What a cutie!
I have an African ringneck who doesn't fly. I think for birds like ours that are VERY suspicious of hands, a lot of them will be comfortable on our shoulders or arms but will take a long time to step up onto bare hands. I'm pretty sure that if Cotton could fly, he'd be a shoulder bird all day long.
I've had Cotton for two years now, and he's just now at the point where he will target a stick all over his cage. We work on "taming" tasks every day. Rarely he'll reach over my closed fist to touch the target, but he will absolutely not come close if my hand remotely looks like I could touch him or ask him to step up.
Have you tried using a perch for him to step onto instead of your hand? Or maybe your arm, with a towel over it? Cotton has zero body feathers so it's easy to knock him off balance, so I've been playing with different ideas of perches he could step onto for me to move him. When he's fallen, I've used a little wooden ladder and that works pretty well but we're still working on re-training that the ladder is a good thing and not a scary thing that chases him.

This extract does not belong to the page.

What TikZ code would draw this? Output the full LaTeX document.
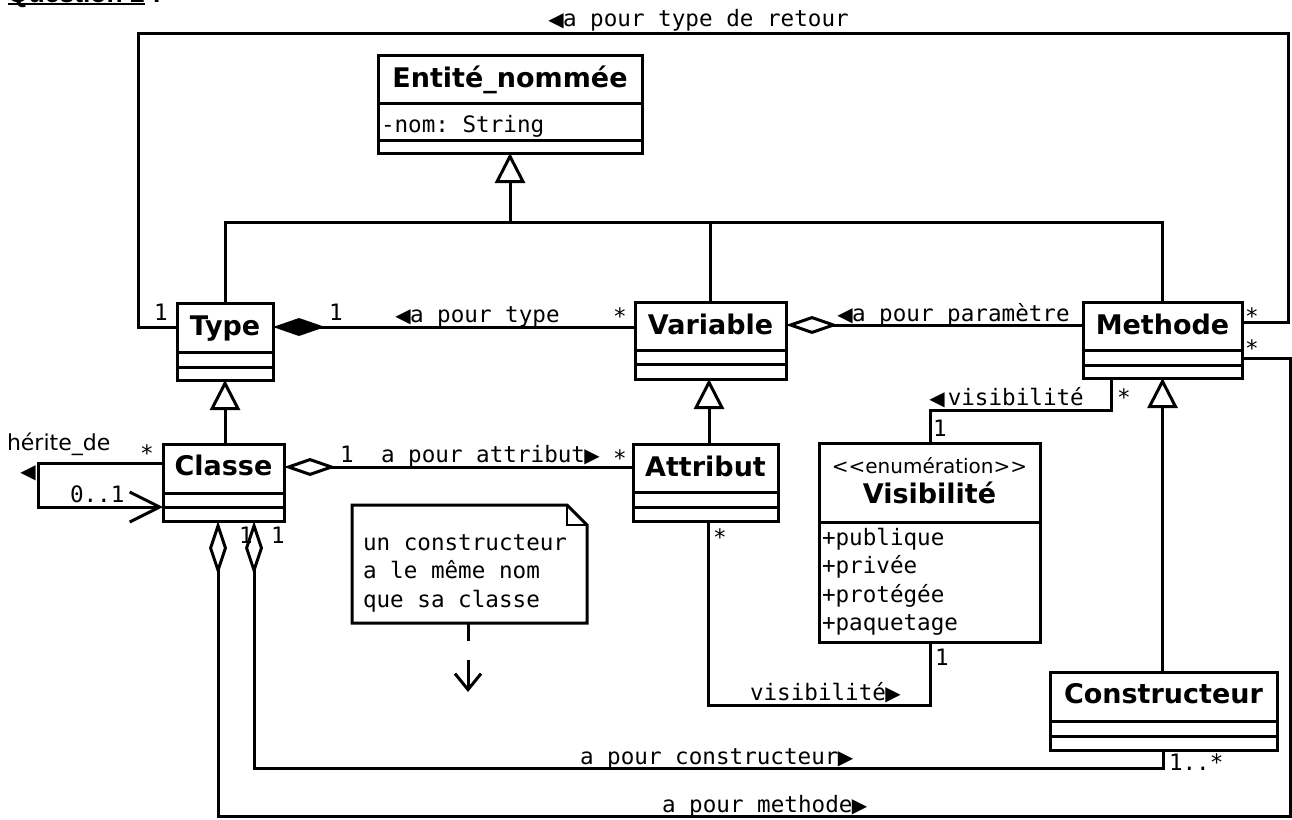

My biggest tip with ringnecks is to just keep trying, 5 minutes or so every day, and also if you can, video your training sessions - their body language is so subtle sometimes, it can really help to watch back and see *exactly* when they stopped, or leaned back slightly, or flattened their feathers slightly. I worked with a trainer last year for Cotton and that tip was a game changer. I had to break everything down into the tiniest steps, which was a lot harder than I thought it would be, but now that I've practiced that for a year it's easier to keep making progress (slowly, ha).

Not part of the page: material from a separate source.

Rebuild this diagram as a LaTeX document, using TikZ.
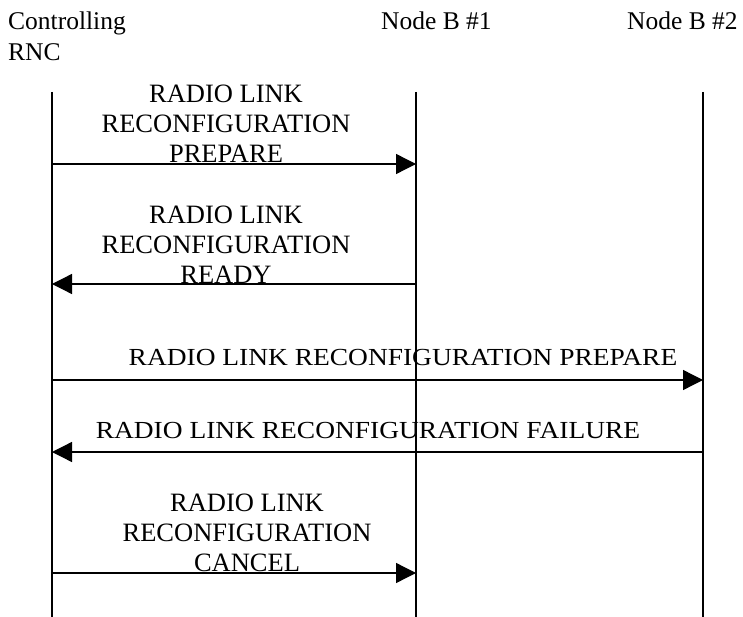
\documentclass[tikz,border=0pt]{standalone}
\usepackage{fontspec}
\setmainfont{Liberation Serif}
\newfontfamily\flatfont[FakeStretch=1.12]{Liberation Serif}
\usetikzlibrary{arrows.meta}

\tikzset{
  lifeline/.style={line width=1.3pt},
  msg/.style={line width=1.3pt, -{Triangle[length=20pt,width=20pt]}},
  head/.style={anchor=base west, inner sep=0pt, align=left, font=\fontsize{25.5}{31}\selectfont},
  tall/.style={anchor=south, inner sep=0pt, align=center, font=\fontsize{26.5}{30}\selectfont},
  flat/.style={anchor=base, inner sep=0pt, font=\flatfont\fontsize{24.5}{30}\selectfont},
}

\begin{document}
\begin{tikzpicture}[x=1pt,y=-1pt]
\useasboundingbox (0,0) rectangle (743,617);

% entities
\node[head] (rnc) at (8,61) {Controlling\\RNC};
\node[head] (nbA) at (381,30) {Node B \#1};
\node[head] (nbB) at (627,30) {Node B \#2};

% lifelines
\coordinate (rnc top) at (52,92);
\coordinate (rnc bot) at (52,617);
\coordinate (nbA top) at (416,92);
\coordinate (nbA bot) at (416,617);
\coordinate (nbB top) at (703,92);
\coordinate (nbB bot) at (703,617);
\draw[lifeline] (rnc top) -- (rnc bot);
\draw[lifeline] (nbA top) -- (nbA bot);
\draw[lifeline] (nbB top) -- (nbB bot);

% points where the messages meet the lifelines
\foreach \n/\y in {1/164,2/284,3/380,4/452,5/573}{
    \coordinate (rnc\n) at (52,\y);
    \coordinate (nbA\n) at (416,\y);
    \coordinate (nbB\n) at (703,\y);
}

% messages
\draw[msg] (rnc1) -- (nbA1);
\node[tall] (m1) at (226,163) {RADIO LINK\\RECONFIGURATION\\PREPARE};

\draw[msg] (nbA2) -- (rnc2);
\node[tall] (m2) at (226,284) {RADIO LINK\\RECONFIGURATION\\READY};

\draw[msg] (rnc3) -- (nbB3);
\node[flat] (m3) at (403,365) {RADIO LINK RECONFIGURATION PREPARE};

\draw[msg] (nbB4) -- (rnc4);
\node[flat] (m4) at (368,438) {RADIO LINK RECONFIGURATION FAILURE};

\draw[msg] (rnc5) -- (nbA5);
\node[tall] (m5) at (247,572) {RADIO LINK\\RECONFIGURATION\\CANCEL};
\end{tikzpicture}
\end{document}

Cotton is VERY good at training ME when he doesn't want to do an action or when he's nervous about it - so I try to stay at a level where if I'm going to ask him to do something 10 times, I want him to do it pretty easily 5-6 times, then I ask him to go a little further, then again, and if he refuses I turn around for a moment, then come back and alternate easy thing with hard thing. Usually he surprises me and I'll get one rep where he does the hard thing, but then he immediately refuses to do it again for a week or two
so I always end with something really easy that he likes doing (there's a section of his cage top he likes running along to touch the target).

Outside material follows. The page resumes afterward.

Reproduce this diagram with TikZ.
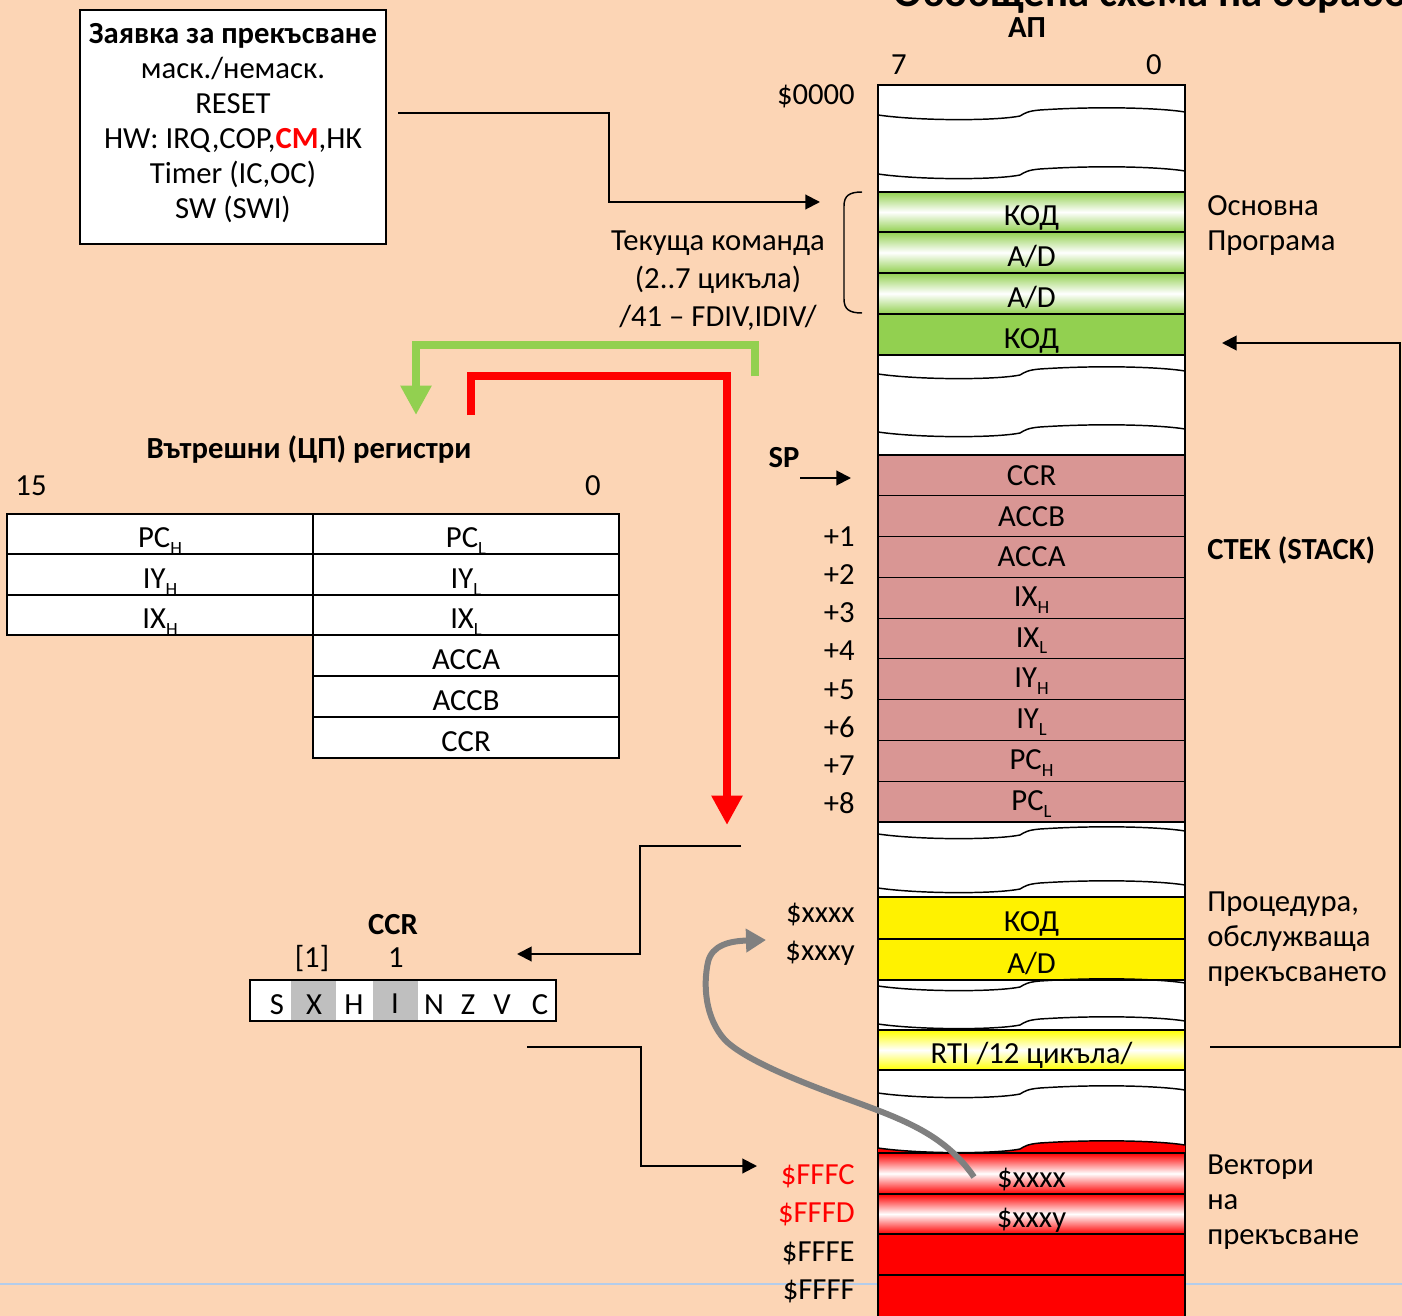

Basically I try to have a balance of successful repetitions with him pushing himself through the thing he doesn't like, without him getting frustrated at the whole process, and without accidentally rewarding him for telling me no
As far as timeline for us - it was a full year before he would take treats from my hand (only from my fingertips). Another six months (and working with a trainer) to reliably touch a target stick. And now it's been another six months of slowly pushing him to stay closer to my arm.